Every year, MovieMaker asks a range of successful indie filmmakers to reflect on their time in and after film school for our Summer issue. We’re featuring some of our favorites from this year’s participants on moviemaker.com.
The questions we asked each alum: How did film school prepare you to be a working moviemaker, and what did you do straight outta film school?

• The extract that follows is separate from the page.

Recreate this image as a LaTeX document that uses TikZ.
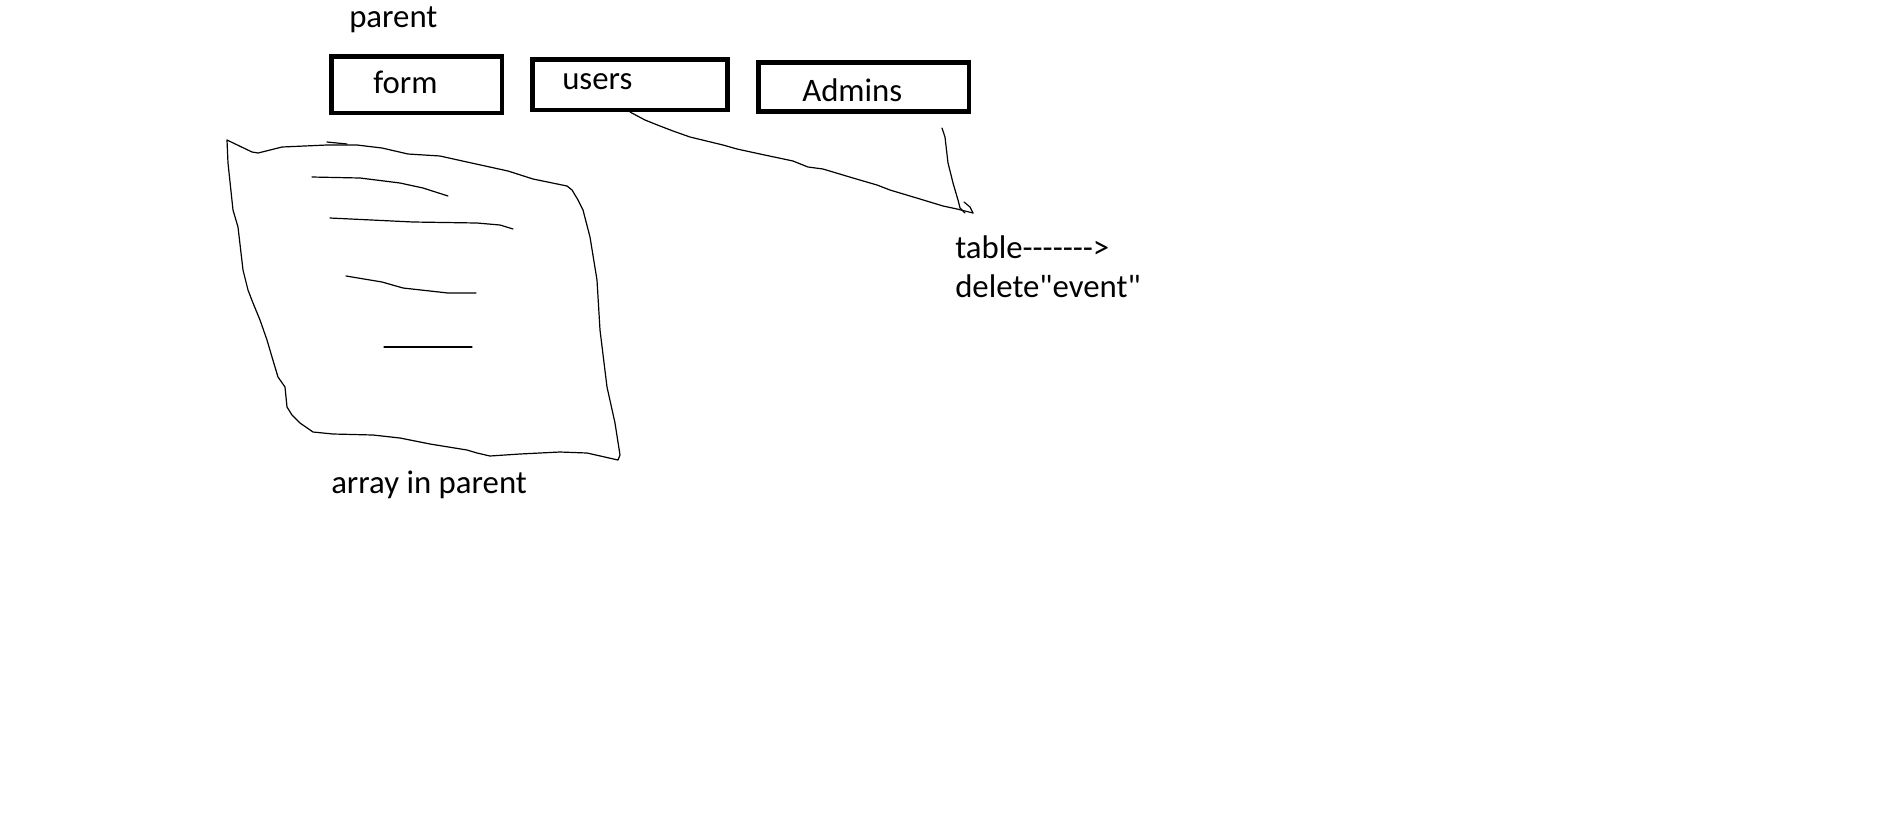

This week, Anna Rose Holmer (NYU Tisch School of the Arts, Undergrad Class of 2007) shares her experience. The director’s debut narrative feature, The Fits, premiered at Sundance this year and opens in theaters June 3, 2016. Previously, Holmer worked in the camera departments of films like Twilight, Tiny Furniture and Northern Lights; directed her own doc, Twelve Ways to Sunday, about a rural community in New York State, in 2010; and produced Jody Lee Lipes’ 2014 New York City Ballet study, Ballet 422.
1. How did film school prepare you to be a working moviemaker?
Anna Rose Holmer (ARH): The film industry is an uneven playing field, and film school is no exception. I often saw other kids creating work with access to seemingly unlimited resources. That wasn’t my reality.
I learned that working within constraints can provide a creative advantage. The best filmmaking requires recognizing complex limitations and pushing up against them. Optimizing finite resources is a skill set that I continue to use daily.
2. What did you do straight outta film school?
ARH: I started working regularly in the camera department while I was still in school. The first feature I worked on as a 1st AC was Chris Eigeman’s Turn the River, with DP Hernan Otaño. MM
The Fits opens in theaters June 3, 2016, courtesy of Oscilloscope Laboratories.